● TASK REQUIREMENTS
Produce an exact copy of the lines below that run from the line containing "Reproduce this chart" to the line containing "const yTicks = [0, 20, 40, 60, 80, 100];", inclusive; any picture is omitted.

● MATERIALS PROVIDED
▽
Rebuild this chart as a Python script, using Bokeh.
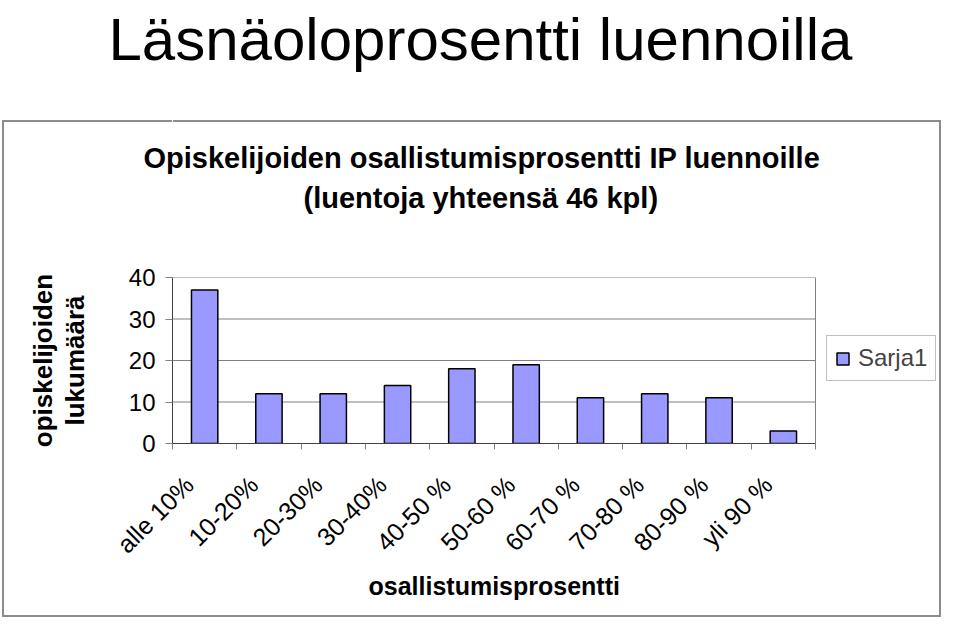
from math import pi
from bokeh.plotting import figure
from bokeh.models import (Range1d, LinearAxis, FixedTicker, CustomJSTickFormatter, Title,
                          Legend, LegendItem, ColumnDataSource, Grid)
from bokeh.embed import file_html
from bokeh.resources import INLINE

# ---- data ----
main_title = "Läsnäoloprosentti luennoilla"
chart_title_1 = "Opiskelijoiden osallistumisprosentti IP luennoille"
chart_title_2 = "(luentoja yhteensä 46 kpl)"
categories = ["alle 10%", "10-20%", "20-30%", "30-40%", "40-50 %",
              "50-60 %", "60-70 %", "70-80 %", "80-90 %", "yli 90 %"]
counts = [37, 12, 12, 14, 18, 19, 11, 12, 11, 3]
y_ticks = [0, 10, 20, 30, 40]
series_name = "Sarja1"
x_title = "osallistumisprosentti"
y_title = "opiskelijoiden\nlukumäärä"

# ---- layout constants (pixels) ----
W, H = 944, 619
FONT = "Liberation Sans"
BAR = "#9999FF"
GRAY = "#808080"
BOX = "#8c8c8c"
n = len(categories)
FL, FT, FB = 172, 277, 443      # frame left / top / bottom
PW = 643                        # width of the plotted category area
FW = W - FL                     # frame runs to the right edge (room for legend)
x_end = n * FW / PW

p = figure(width=W, height=H, output_backend="svg", toolbar_location=None,
           x_range=Range1d(0, x_end), y_range=Range1d(0, 40),
           x_axis_location=None, y_axis_location=None,
           frame_width=FW, frame_height=FB - FT,
           min_border_left=FL, min_border_right=0,
           min_border_top=FT, min_border_bottom=H - FB)
p.center = [c for c in p.center if not isinstance(c, Grid)]
p.outline_line_color = None
p.background_fill_color = None
p.border_fill_color = None

# outer chart box (drawn behind the transparent canvas)
g = f"linear-gradient({BOX},{BOX})"
p.styles = {"background": (f"{g} 2px 120px/939px 2px no-repeat, "
                           f"{g} 2px 615px/939px 2px no-repeat, "
                           f"{g} 2px 120px/2px 497px no-repeat, "
                           f"{g} 939px 120px/2px 497px no-repeat, white")}

# gridlines and plot-area border (top / right)
p.segment(x0=[0] * len(y_ticks), x1=[n] * len(y_ticks), y0=y_ticks, y1=y_ticks,
          line_color=GRAY, line_width=1)
p.segment(x0=[n], x1=[n], y0=[0], y1=[y_ticks[-1]], line_color=GRAY, line_width=1)

# bars (category i occupies [i, i+1])
src = ColumnDataSource(dict(x=[i + 0.5 for i in range(n)], top=counts, cat=categories))
r = p.vbar(x="x", top="top", width=0.41, source=src, fill_color=BAR,
           line_color="black", line_width=1.5)

# y axis
yax = LinearAxis(ticker=FixedTicker(ticks=y_ticks),
                 major_tick_out=7, major_tick_in=0, minor_tick_out=0, minor_tick_in=0,
                 axis_line_color="#404040", major_tick_line_color=GRAY,
                 major_label_standoff=10, major_label_text_font=FONT,
                 major_label_text_font_size="24px", major_label_text_color="black",
                 axis_label=y_title, axis_label_text_font=FONT,
                 axis_label_text_font_size="26px", axis_label_text_font_style="bold",
                 axis_label_text_line_height=1.05,
                 axis_label_text_color="black", axis_label_standoff=36)
p.add_layout(yax, "left")

# x tick marks at category boundaries (no labels)
tax = LinearAxis(ticker=FixedTicker(ticks=list(range(n + 1))), bounds=(0, n),
                 formatter=CustomJSTickFormatter(code="return ''"),
                 major_tick_out=6, major_tick_in=0, minor_tick_out=0, minor_tick_in=0,
                 axis_line_color="#404040", major_tick_line_color=GRAY,
                 major_label_standoff=0, major_label_text_font_size="1px")
p.add_layout(tax, "below")

# x category labels
cax = LinearAxis(ticker=FixedTicker(ticks=[i + 0.26 for i in range(n)]),
                 formatter=CustomJSTickFormatter(args=dict(labels=categories),
                                                 code="return labels[Math.floor(tick)]"),
                 axis_line_color=None, major_tick_line_color=None,
                 major_tick_out=0, major_tick_in=0, minor_tick_out=0, minor_tick_in=0,
                 major_label_orientation=pi / 4, major_label_standoff=31,
                 major_label_text_font=FONT, major_label_text_font_size="25px",
                 major_label_text_color="black")
p.add_layout(cax, "below")

# x axis title
p.add_layout(Title(text=x_title, align="left", offset=196, vertical_align="top",
                   standoff=0, text_font=FONT, text_font_size="25px",
                   text_font_style="bold", text_color="black"), "below")


def spacer(px):
    # an unlabeled, white-ticked axis used only to reserve vertical room
    return LinearAxis(ticker=FixedTicker(ticks=[0]), major_tick_out=px, major_tick_in=0,
                      minor_tick_out=0, minor_tick_in=0, axis_line_color=None,
                      major_tick_line_color="white",
                      formatter=CustomJSTickFormatter(code="return ''"),
                      major_label_standoff=0, major_label_text_font_size="1px")


# titles above the plot (first added sits closest to the plot)
p.add_layout(spacer(64), "above")
p.add_layout(Title(text=chart_title_2, align="left", offset=131, vertical_align="bottom",
                   standoff=0, text_font=FONT, text_font_size="29px",
                   text_font_style="bold", text_color="black"), "above")
p.add_layout(Title(text=chart_title_1, align="left", offset=-29, vertical_align="bottom",
                   standoff=11, text_font=FONT, text_font_size="29px",
                   text_font_style="bold", text_color="black"), "above")
p.add_layout(spacer(62), "above")
p.add_layout(Title(text=main_title, align="left", offset=-64, vertical_align="bottom",
                   standoff=0, text_font=FONT, text_font_size="60px",
                   text_font_style="normal", text_color="black"), "above")

# legend (position relative to the frame, in screen pixels)
legend = Legend(items=[LegendItem(label=series_name, renderers=[r])],
                location=(826 - FL, FB - 381), margin=0, padding=8, spacing=0,
                glyph_width=15, glyph_height=15, label_standoff=8,
                label_text_font=FONT, label_text_font_size="24px",
                border_line_color=GRAY, border_line_width=1,
                background_fill_color="white", background_fill_alpha=1)
p.add_layout(legend, "center")

open("out.html", "w").write(file_html(p, INLINE))
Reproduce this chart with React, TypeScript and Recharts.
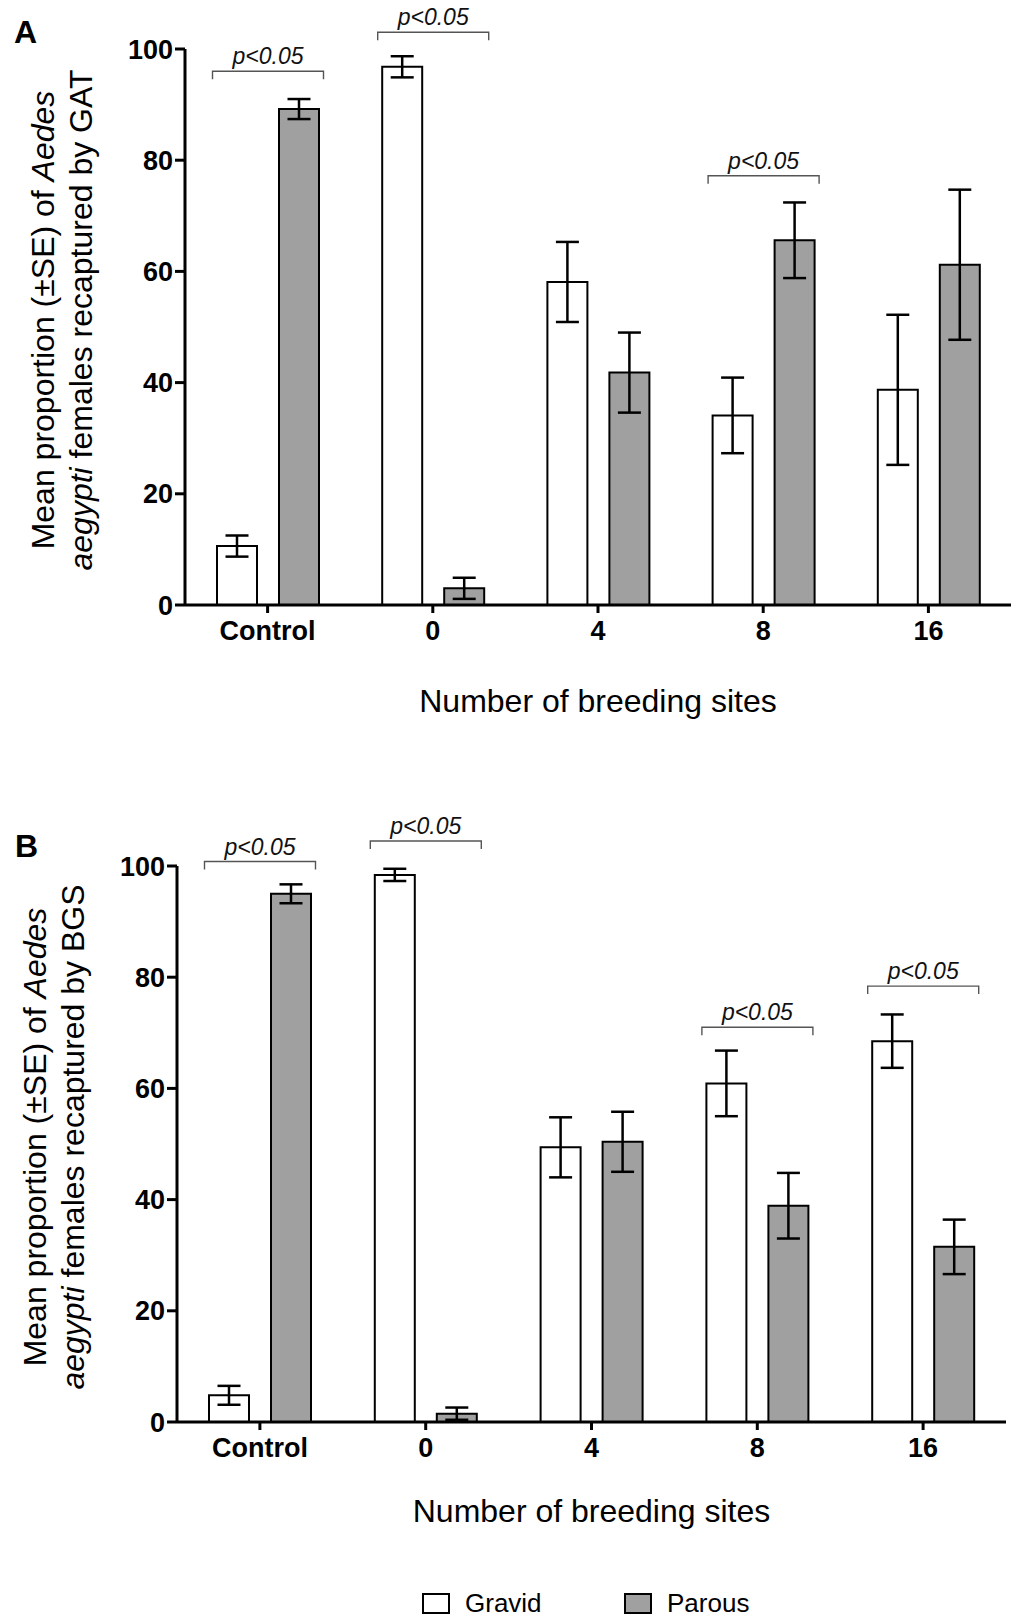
import React from "react";
import { BarChart, Bar, XAxis, YAxis, ErrorBar, LabelList, Legend } from "recharts";

const FONT = "'Liberation Sans', Arial, Helvetica, sans-serif";

const sites = ["Control", "0", "4", "8", "16"];
const yTicks = [0, 20, 40, 60, 80, 100];

// panel A - recaptured by GAT
const gatGravid = [10.6, 96.8, 58.1, 34.1, 38.7];
const gatGravidSe = [1.9, 1.9, 7.2, 6.8, 13.5];
const gatParous = [89.2, 3.0, 41.8, 65.6, 61.2];
const gatParousSe = [1.8, 1.9, 7.2, 6.8, 13.5];
const gatSig = [96, 103, null, 77.2, null];

// panel B - recaptured by BGS
const bgsGravid = [4.8, 98.4, 49.4, 60.9, 68.5];
const bgsGravidSe = [1.7, 1.1, 5.4, 5.9, 4.8];
const bgsParous = [95.0, 1.5, 50.4, 38.9, 31.5];
const bgsParousSe = [1.7, 1.1, 5.4, 5.9, 4.9];
const bgsSig = [100.8, 104.5, null, 71, 78.4];

const GRAVID_FILL = "#ffffff";
const PAROUS_FILL = "#a0a0a0";
const fillFor: Record<string, string> = { Gravid: GRAVID_FILL, Parous: PAROUS_FILL };

const BAR_SIZE = 40;
const BAR_GAP = 22;

function buildRows(g: number[], gSe: number[], p: number[], pSe: number[], sig: (number | null)[]) {
  return sites.map((site, i) => ({
    site,
    gravid: g[i],
    gravidSe: gSe[i],
    parous: p[i],
    parousSe: pSe[i],
    sig: sig[i],
  }));
}

const gatRows = buildRows(gatGravid, gatGravidSe, gatParous, gatParousSe, gatSig);
const bgsRows = buildRows(bgsGravid, bgsGravidSe, bgsParous, bgsParousSe, bgsSig);

// bracket over a gravid/parous pair, placed from the gravid bar's geometry
const makeBracket = (rows: any[]) => (p: any) => {
  const sig = p.value;
  if (sig == null || !p.viewBox) return null;
  const { x, y, width, height } = p.viewBox;
  const g = rows[p.index].gravid;
  const pxPerUnit = height / g;
  const by = y + height - sig * pxPerUnit;
  const mid = x + width + BAR_GAP / 2;
  const left = mid - 55.5;
  const right = mid + 55.5;
  return (
    <g>
      <path d={`M${left},${by + 8}V${by}H${right}V${by + 8}`} fill="none" stroke="#555" strokeWidth={1.4} />
      <text x={mid} y={by - 7} textAnchor="middle" fontStyle="italic" fontSize={23} fontFamily={FONT} fill="#111">
        p&lt;0.05
      </text>
    </g>
  );
};

const makeYTitle = (trap: string) => (p: any) => {
  const vb = p.viewBox;
  const cx = vb.x - 51;
  const cy = vb.y + vb.height / 2 - 7;
  return (
    <g transform={`translate(${cx},${cy}) rotate(-90)`} fontFamily={FONT} fontSize={32} fill="#000">
      <text x={0} y={0} textAnchor="middle">
        Mean proportion (±SE) of <tspan fontStyle="italic">Aedes</tspan>
      </text>
      <text x={0} y={38} textAnchor="middle">
        <tspan fontStyle="italic">aegypti</tspan> females recaptured by {trap}
      </text>
    </g>
  );
};

const LegendContent = (props: any) => (
  <svg width={1029} height={26} style={{ display: "block", overflow: "visible" }}>
    {(props.payload || []).map((entry: any, i: number) => {
      const x = 422 + i * 202;
      return (
        <g key={entry.value}>
          <rect x={x + 1} y={1} width={26} height={19} fill={fillFor[entry.value]} stroke="#000" strokeWidth={2} />
          <text x={x + 43} y={19} fontSize={26} fontFamily={FONT} fill="#000">
            {entry.value}
          </text>
        </g>
      );
    })}
  </svg>
);

const tickStyle = { fontSize: 27, fontWeight: 700, fill: "#000", fontFamily: FONT };
const axisStroke = { stroke: "#000", strokeWidth: 3 };

function Panel(props: {
  rows: any[];
  trap: string;
  height: number;
  margin: { top: number; right: number; left: number; bottom: number };
  xAxisHeight: number;
  titleOffset: number;
  legendTop?: number;
}) {
  const { rows, trap, height, margin, xAxisHeight, titleOffset, legendTop } = props;
  return (
    <BarChart width={1029} height={height} data={rows} margin={margin} barSize={BAR_SIZE} barGap={BAR_GAP}>
      <XAxis
        dataKey="site"
        height={xAxisHeight}
        interval={0}
        tickSize={8}
        tickMargin={8}
        axisLine={axisStroke}
        tickLine={axisStroke}
        tick={tickStyle}
        label={{
          value: "Number of breeding sites",
          position: "insideBottom",
          offset: titleOffset,
          fontSize: 32,
          fill: "#000",
          fontFamily: FONT,
        }}
      />
      <YAxis
        domain={[0, 100]}
        ticks={yTicks}
        interval={0}
        width={80}
        tickSize={10}
        tickMargin={2}
        axisLine={axisStroke}
        tickLine={axisStroke}
        tick={tickStyle}
        label={makeYTitle(trap)}
      />
      {legendTop !== undefined && (
        <Legend
          verticalAlign="middle"
          align="center"
          wrapperStyle={{ top: legendTop, left: 0, width: 1029, height: 26 }}
          content={LegendContent}
        />
      )}
      <Bar dataKey="gravid" name="Gravid" fill={GRAVID_FILL} stroke="#000" strokeWidth={2} isAnimationActive={false}>
        <ErrorBar dataKey="gravidSe" width={11.5} stroke="#000" strokeWidth={2.5} isAnimationActive={false} />
        <LabelList dataKey="sig" content={makeBracket(rows)} />
      </Bar>
      <Bar dataKey="parous" name="Parous" fill={PAROUS_FILL} stroke="#000" strokeWidth={2} isAnimationActive={false}>
        <ErrorBar dataKey="parousSe" width={11.5} stroke="#000" strokeWidth={2.5} isAnimationActive={false} />
      </Bar>
    </BarChart>
  );
}

export default function App() {
  return (
    <div
      style={{
        position: "absolute",
        left: 0,
        top: 0,
        width: 1029,
        height: 1619,
        background: "#fff",
        fontFamily: FONT,
        overflow: "hidden",
      }}
    >
      <div style={{ position: "absolute", left: 0, top: 0 }}>
        <Panel
          rows={gatRows}
          trap="GAT"
          height={780}
          margin={{ top: 49, right: 18, left: 105, bottom: 0 }}
          xAxisHeight={175}
          titleOffset={68}
        />
      </div>
      <div style={{ position: "absolute", left: 0, top: 787 }}>
        <Panel
          rows={bgsRows}
          trap="BGS"
          height={832}
          margin={{ top: 79, right: 23, left: 97, bottom: 0 }}
          xAxisHeight={197}
          titleOffset={97}
          legendTop={806}
        />
      </div>
      <svg width={1029} height={1619} style={{ position: "absolute", left: 0, top: 0, pointerEvents: "none" }}>
        <text x={14} y={43} fontSize={32} fontWeight={700} fontFamily={FONT} fill="#000">
          A
        </text>
        <text x={15} y={857} fontSize={32} fontWeight={700} fontFamily={FONT} fill="#000">
          B
        </text>
      </svg>
    </div>
  );
}
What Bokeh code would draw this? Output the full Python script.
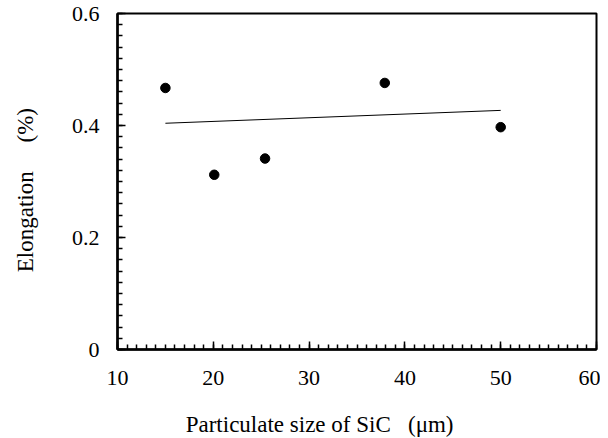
from bokeh.plotting import figure
from bokeh.models import Range1d, FixedTicker, CustomJSTickFormatter
from bokeh.embed import file_html
from bokeh.resources import INLINE

# Data
particle_size = [15.0, 20.1, 25.4, 37.9, 50.0]
elongation = [0.467, 0.312, 0.341, 0.476, 0.397]
trend_x = [15.0, 50.0]
trend_y = [0.404, 0.427]

x_ticks = [10, 20, 30, 40, 50, 60]
x_minor = list(range(10, 61))
y_ticks = [0.0, 0.2, 0.4, 0.6]
y_minor = [round(i * 0.02, 2) for i in range(31)]

x_title = "Particulate size of SiC\u00a0\u00a0\u00a0(\u03bcm)"
y_title = "Elongation\u00a0\u00a0\u00a0\u00a0\u00a0(%)"

FONT = "serif"
NB = "\u00a0"

p = figure(
    output_backend="svg", toolbar_location=None,
    frame_width=479, frame_height=336,
    min_border_left=117, min_border_top=13, min_border_right=4, min_border_bottom=89,
    x_range=Range1d(10, 60), y_range=Range1d(0, 0.6),
)
p.grid.visible = False
p.outline_line_color = "black"
p.outline_line_width = 2
p.background_fill_color = "white"
p.border_fill_color = "white"

p.line(trend_x, trend_y, line_color="black", line_width=1)
p.scatter(particle_size, elongation, size=9.5, fill_color="black", line_color="black")

for ax in (p.xaxis[0], p.yaxis[0]):
    ax.axis_line_width = 2.5
    ax.axis_line_color = "black"
    ax.major_tick_in = 8
    ax.major_tick_out = 0
    ax.minor_tick_in = 5
    ax.minor_tick_out = 0
    ax.major_tick_line_width = 1.5
    ax.minor_tick_line_width = 1.5
    ax.major_label_text_font = FONT
    ax.major_label_text_font_size = "22px"
    ax.major_label_text_color = "black"
    ax.axis_label_text_font = FONT
    ax.axis_label_text_font_size = "23px"
    ax.axis_label_text_font_style = "normal"
    ax.axis_label_text_color = "black"

p.xaxis.ticker = FixedTicker(ticks=x_ticks, minor_ticks=x_minor)
p.yaxis.ticker = FixedTicker(ticks=y_ticks, minor_ticks=y_minor)
p.xaxis.formatter = CustomJSTickFormatter(code="return tick.toFixed(0);")
p.yaxis.formatter = CustomJSTickFormatter(code="return tick == 0 ? '0' : tick.toFixed(1);")

# trailing non-breaking spaces shift the centred titles like in the reference
p.xaxis.axis_label = x_title + NB * 13
p.yaxis.axis_label = y_title + NB * 3
p.xaxis.major_label_standoff = 21
p.xaxis.axis_label_standoff = 24
p.yaxis.major_label_standoff = 18
p.yaxis.axis_label_standoff = 31

open("out.html", "w").write(file_html(p, INLINE))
△
● WRITTEN ANSWER
Reproduce this chart with React, TypeScript and Recharts.
import React from "react";
import { BarChart, Bar, XAxis, YAxis, ErrorBar, LabelList, Legend } from "recharts";

const FONT = "'Liberation Sans', Arial, Helvetica, sans-serif";

const sites = ["Control", "0", "4", "8", "16"];
const yTicks = [0, 20, 40, 60, 80, 100];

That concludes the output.